Daqui pra frente, quero que todo ministro fale o que eu vou falar aqui, e vou mostrar. Se o ministro não quiser falar, ele vai vir falar para mim por que que ele não quer falar. Se apresentar onde eu estou errado, eu topo. Agora, se não tiver argumento pra me ti... demover do que eu vou mostrar, não vou querer papo com esse ministro. Tá no lugar errado. Se tá achando que eu vou ter 70% dos votos e vou ganhar como ganhei em 2018, e vou provar, o cara tá no lugar errado.
Jair Bolsonaro, ex-presidente
Não vai ter revisão do VAR. Então, o que tiver que ser feito, tem que ser feito antes das eleições. Se tiver que dar soco na mesa, é antes das eleições.

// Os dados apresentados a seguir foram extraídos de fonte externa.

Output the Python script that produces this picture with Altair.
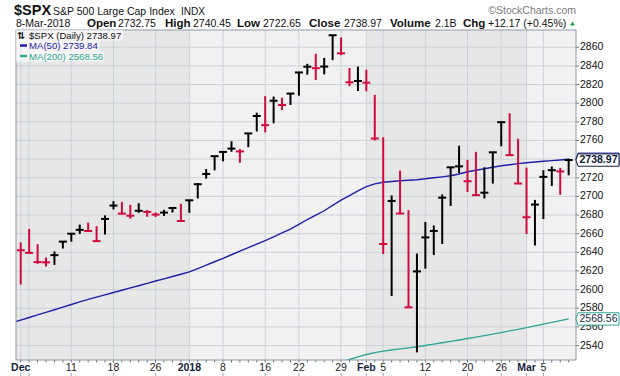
import altair as alt
import pandas as pd

# ---------------- data ----------------
# trading-day index 0 = 1-Dec-2017 ... 65 = 8-Mar-2018
highs = [2650.62, 2665.19, 2648.72, 2634.41, 2640.99, 2651.65, 2660.33, 2669.72, 2671.88, 2668.09,
         2679.63, 2694.97, 2694.19, 2691.01, 2692.64, 2685.35, 2682.74, 2685.64, 2687.66, 2692.12,
         2695.89, 2714.37, 2729.29, 2743.45, 2748.51, 2759.14, 2750.80, 2767.56, 2789.81, 2807.54,
         2807.04, 2805.83, 2810.33, 2833.03, 2842.24, 2852.97, 2848.56, 2872.87, 2870.62, 2837.75,
         2839.26, 2835.96, 2808.92, 2763.39, 2701.04, 2727.67, 2685.27, 2638.67, 2672.61, 2668.84,
         2702.10, 2731.51, 2754.42, 2739.19, 2747.75, 2731.26, 2747.76, 2780.64, 2789.15, 2761.85,
         2730.89, 2696.25, 2728.09, 2732.08, 2730.60, 2740.45]
lows = [2605.52, 2639.03, 2627.73, 2624.75, 2626.53, 2644.10, 2651.47, 2659.78, 2662.85, 2652.01,
        2659.14, 2685.92, 2680.74, 2676.11, 2682.40, 2678.13, 2677.96, 2678.91, 2682.69, 2673.61,
        2682.36, 2697.77, 2719.07, 2727.92, 2737.60, 2747.86, 2736.06, 2752.78, 2769.64, 2768.64,
        2778.38, 2792.56, 2798.08, 2808.12, 2830.59, 2824.81, 2830.94, 2846.18, 2851.48, 2818.27,
        2813.04, 2812.70, 2759.97, 2638.17, 2593.07, 2681.33, 2580.56, 2532.69, 2622.45, 2637.08,
        2648.87, 2689.82, 2725.11, 2704.80, 2701.29, 2697.77, 2713.74, 2753.78, 2744.22, 2713.54,
        2659.65, 2647.32, 2675.75, 2711.26, 2701.74, 2722.65]
closes = [2642.22, 2639.44, 2629.57, 2629.27, 2636.98, 2651.50, 2659.99, 2664.11, 2662.85, 2652.01,
          2675.81, 2690.16, 2681.47, 2679.25, 2684.57, 2683.34, 2680.50, 2682.62, 2687.54, 2673.61,
          2695.81, 2713.06, 2723.99, 2743.15, 2747.71, 2751.29, 2748.23, 2767.56, 2786.24, 2776.42,
          2802.56, 2798.03, 2810.30, 2832.97, 2839.13, 2837.54, 2839.25, 2872.87, 2853.53, 2822.43,
          2823.81, 2821.98, 2762.13, 2648.94, 2695.14, 2681.66, 2581.00, 2619.55, 2656.00, 2662.94,
          2698.63, 2731.20, 2732.22, 2716.26, 2701.33, 2703.96, 2747.30, 2779.60, 2744.28, 2713.83,
          2677.67, 2691.25, 2720.94, 2728.12, 2726.80, 2738.97]
prev_close = 2647.58  # 30-Nov-2017

ma50_start = -1
ma50 = [2564.6, 2567.3, 2570.1, 2572.9, 2575.6, 2578.4, 2581.2, 2584.0, 2586.8, 2589.5,
        2592.0, 2594.4, 2596.9, 2599.3, 2601.8, 2604.2, 2606.7, 2609.2, 2611.6, 2614.1,
        2616.5, 2619.0, 2622.6, 2626.2, 2629.9, 2633.6, 2637.4, 2641.2, 2645.0, 2648.8,
        2652.6, 2656.6, 2660.8, 2665.0, 2670.0, 2675.2, 2680.0, 2684.6, 2690.4, 2696.0,
        2700.8, 2705.8, 2710.4, 2713.4, 2715.2, 2716.0, 2716.8, 2717.4, 2717.9, 2718.9,
        2720.0, 2721.0, 2722.2, 2724.0, 2726.4, 2728.0, 2729.6, 2731.2, 2732.9, 2734.0,
        2735.1, 2736.1, 2736.9, 2737.7, 2738.4, 2739.1, 2739.84]
ma200_start = 38
ma200 = [2522.8, 2525.0, 2527.8, 2530.4, 2532.4, 2534.0, 2535.2, 2536.4, 2537.5, 2538.7,
         2540.0, 2541.5, 2543.0, 2544.5, 2546.0, 2547.5, 2549.1, 2550.7, 2552.3, 2553.9,
         2555.7, 2557.4, 2559.2, 2561.1, 2563.0, 2564.9, 2566.7, 2568.56]

tick_idx = [0, 1, 6, 11, 16, 20, 24, 29, 33, 38, 41, 43, 48, 53, 57, 60, 62]
tick_lab = ["Dec", "", "11", "18", "26", "2018", "8", "16", "22", "29", "Feb", "5", "12", "20", "26", "Mar", "5"]
bold_labels = ["Dec", "2018", "Feb", "Mar"]
month_start = [None, 20, 41, 60]
month_kind = ["dark", "light", "dark", "light"]
y_ticks = list(range(2540, 2861, 20))

header_row1 = [("$SPX", 14, "bold", 14.5), ("S&P 500 Large Cap Index", 53, "normal", 10.5), ("INDX", 181, "normal", 10)]
header_row2 = [("8-Mar-2018", 16, "normal", 10.5), ("Open", 87, "bold", 11.5), ("2732.75", 118, "normal", 10.5),
               ("High", 165, "bold", 11.5), ("2740.45", 193, "normal", 10.5),
               ("Low", 237, "bold", 11.5), ("2722.65", 263, "normal", 10.5),
               ("Close", 309, "bold", 11.5), ("2738.97", 344, "normal", 10.5),
               ("Volume", 390, "bold", 11.5), ("2.1B", 435, "normal", 10.5),
               ("Chg", 463, "bold", 11.5), ("+12.17 (+0.45%)", 488, "normal", 10.5)]

# ---------------- layout ----------------
L, T = 16, 30
W, H = 560, 330
X_MIN, X_MAX = -0.56, 65.87
Y_MIN, Y_MAX = 2524.5, 2878.5
FONT = "Liberation Sans"
RED = "#d10a3c"
BLUE = "#1f1fa8"
TEAL = "#2fa595"
GRID = "#cbd2da"

xs = alt.Scale(domain=[X_MIN, X_MAX], nice=False, zero=False)
ys = alt.Scale(domain=[Y_MIN, Y_MAX], nice=False, zero=False)
X = lambda f: alt.X(f, scale=xs, axis=None)
Y = lambda f: alt.Y(f, scale=ys, axis=None)

bars = pd.DataFrame({"i": list(range(len(closes))), "high": highs, "low": lows, "close": closes})
prevs = [prev_close] + closes[:-1]
bars["dir"] = ["down" if c < p else "up" for c, p in zip(closes, prevs)]

ms = [X_MIN if v is None else v for v in month_start]
me = ms[1:] + [X_MAX]
months = pd.DataFrame({"a": ms, "b": me, "k": month_kind})
ticks = pd.DataFrame({"i": tick_idx, "lab": tick_lab})
ticks["bold"] = [s in bold_labels for s in tick_lab]
ygrid = pd.DataFrame({"v": y_ticks})

layers = []
for kind, col in [("dark", "#e7e7e7"), ("light", "#f1f1f1")]:
    layers.append(alt.Chart(months).transform_filter(alt.datum.k == kind).mark_rect(color=col).encode(
        x=X("a:Q"), x2="b:Q", y=alt.value(0), y2=alt.value(H)))

# grid lines
layers.append(alt.Chart(ygrid).mark_rule(color=GRID, strokeWidth=1).encode(
    y=Y("v:Q"), x=alt.value(0), x2=alt.value(W)))
layers.append(alt.Chart(ticks).mark_rule(color=GRID, strokeWidth=1).encode(
    x=X("i:Q"), y=alt.value(0), y2=alt.value(H)))

# right axis: ticks + labels (the label under the last-close box is hidden, as in the original)
layers.append(alt.Chart(ygrid).mark_rule(color="#777777", strokeWidth=1).encode(
    y=Y("v:Q"), x=alt.value(W), x2=alt.value(W + 3)))
layers.append(alt.Chart(ygrid).transform_filter("abs(datum.v - %f) > 8" % closes[-1]).mark_text(
    align="left", baseline="middle", font=FONT, fontSize=10.5, color="#111111").encode(
    y=Y("v:Q"), x=alt.value(W + 4), text="v:N"))

# bottom axis: day ticks + labels
layers.append(alt.Chart(bars).mark_rule(color="#667077", strokeWidth=1).encode(
    x=X("i:Q"), y=alt.value(H), y2=alt.value(H + 2.5)))
layers.append(alt.Chart(ticks).mark_rule(color="#9aa0aa", strokeWidth=1).encode(
    x=X("i:Q"), y=alt.value(H + 13), y2=alt.value(H + 16)))
layers.append(alt.Chart(ticks).transform_filter("datum.bold").mark_text(
    align="center", baseline="alphabetic", font=FONT, fontSize=10.5, fontWeight="bold", color="#14233a").encode(
    x=X("i:Q"), y=alt.value(H + 10.5), text="lab:N"))
layers.append(alt.Chart(ticks).transform_filter("!datum.bold").mark_text(
    align="center", baseline="alphabetic", font=FONT, fontSize=10.5, color="#222222").encode(
    x=X("i:Q"), y=alt.value(H + 10.5), text="lab:N"))

# moving averages
m50 = pd.DataFrame({"i": list(range(ma50_start, ma50_start + len(ma50))), "v": ma50})
m200 = pd.DataFrame({"i": list(range(ma200_start, ma200_start + len(ma200))), "v": ma200})
layers.append(alt.Chart(m200).mark_line(color=TEAL, strokeWidth=1.4, clip=True).encode(x=X("i:Q"), y=Y("v:Q")))
layers.append(alt.Chart(m50).mark_line(color=BLUE, strokeWidth=1.4, clip=True).encode(x=X("i:Q"), y=Y("v:Q")))

# price bars
cscale = alt.Scale(domain=["up", "down"], range=["#000000", RED])
layers.append(alt.Chart(bars).mark_rule(strokeWidth=2).encode(
    x=X("i:Q"), y=Y("low:Q"), y2="high:Q", color=alt.Color("dir:N", scale=cscale, legend=None)))
layers.append(alt.Chart(bars).mark_tick(orient="horizontal", size=8, thickness=2, opacity=1).encode(
    x=X("i:Q"), y=Y("close:Q"), color=alt.Color("dir:N", scale=cscale, legend=None)))

# plot border
layers.append(alt.Chart(pd.DataFrame({"z": [0]})).mark_rect(fill=None, stroke="#8d98a4", strokeWidth=1).encode(
    x=alt.value(0), x2=alt.value(W), y=alt.value(0), y2=alt.value(H)))


def txt(s, x, y, size, weight="normal", color="#111111", align="left", baseline="alphabetic", font=FONT):
    return alt.Chart(pd.DataFrame({"t": [s]})).mark_text(
        align=align, baseline=baseline, fontSize=size, fontWeight=weight, color=color, font=font).encode(
        x=alt.value(x - L), y=alt.value(y - T), text="t:N")


# legend block (top-left)
legend_rows = [("$SPX (Daily) %.2f" % closes[-1], "#111111", 123),
               ("MA(50) %.2f" % ma50[-1], BLUE, 100),
               ("MA(200) %.2f" % ma200[-1], TEAL, 104)]
for k, (s, col, x2) in enumerate(legend_rows):
    y0 = 30 + k * 10.5
    layers.append(alt.Chart(pd.DataFrame({"z": [0]})).mark_rect(color="white", opacity=0.6).encode(
        x=alt.value(0), x2=alt.value(x2 - L), y=alt.value(y0 - T), y2=alt.value(y0 + 10.5 - T)))
    layers.append(txt(s, 29, y0 + 8.5, 9.6, color=col))
    if k > 0:
        layers.append(alt.Chart(pd.DataFrame({"z": [0]})).mark_rule(color=col, strokeWidth=2.5).encode(
            x=alt.value(20 - L), x2=alt.value(27 - L), y=alt.value(y0 + 5 - T)))
layers.append(txt("⇅", 17, 38.5, 9.5, weight="bold", font="DejaVu Sans"))

# right price boxes (MA50 box sits just behind the last-close box)
box_path = "M-1.1,0L-1,-0.3L1,-0.3L1,0.3L-1,0.3Z"
BX = 598.5 - L
for val, stroke, tcol, weight, show in [(ma200[-1], TEAL, "#1b2a44", "normal", True),
                                        (ma50[-1], BLUE, "#1b2a44", "bold", False),
                                        (closes[-1], "#14213a", "#0d1a33", "bold", True)]:
    d = pd.DataFrame({"v": [val], "t": ["%.2f" % val]})
    layers.append(alt.Chart(d).mark_point(shape=box_path, size=1681, filled=True, fill="white", stroke=stroke,
                                          strokeWidth=1, opacity=1).encode(x=alt.value(BX), y=Y("v:Q")))
    if show:
        layers.append(alt.Chart(d).mark_text(align="center", baseline="middle", fontSize=10.5, fontWeight=weight,
                                             font=FONT, color=tcol).encode(x=alt.value(BX), y=Y("v:Q"), text="t:N"))

# header
for s, x, wgt, sz in header_row1:
    layers.append(txt(s, x, 15, sz, weight=wgt))
for s, x, wgt, sz in header_row2:
    layers.append(txt(s, x, 26.5, sz, weight=wgt))
layers.append(txt("©StockCharts.com", 576, 14, 10.5, color="#7a7a7a", align="right"))
layers.append(alt.Chart(pd.DataFrame({"z": [0]})).mark_point(shape="triangle-up", filled=True, color="#1c9a3c",
                                                              size=22, opacity=1).encode(
    x=alt.value(572.5 - L), y=alt.value(23.5 - T)))

chart = alt.layer(*layers).resolve_scale(color="independent").properties(
    width=W, height=H,
    autosize=alt.AutoSizeParams(type="none"),
    padding={"left": L, "top": T, "right": 620 - L - W, "bottom": 376 - T - H},
    background="white",
).configure_view(stroke=None)

chart.save("out.html", embed_options={"renderer": "svg", "actions": False})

Se tiver que virar a mesa, é antes das eleições" (...) "Eu acho que as coisas têm que ser feitas antes das eleições. E vai chegar a um ponto que nós não vamos poder mais falar. Nós vamos ter que agir. Agir contra determinadas instituições e contra determinadas pessoas. Isso pra mim é muito claro
Augusto Heleno, ex ministro-chefe do GSI
UOL revelou que Bolsonaro recebeu minuta, segundo Cid
Em setembro de 2023, o UOL revelou que Mauro Cid contou, em sua delação premiada, que Bolsonaro recebeu uma minuta de golpe preparada pelo então assessor internacional Filipe Martins, logo após perder as eleições para Lula.
Segundo a reportagem do colunista Aguirre Talento, na ocasião Cid também revelou aos investigadores que Bolsonaro consultou os comandantes das Forças Armadas sobre plano de golpe de Estado. A trama teve apoio do comandante da Marinha, almirante Almir Garnier, e encontrou resistência dos comandantes da Aeronáutica e do Exército.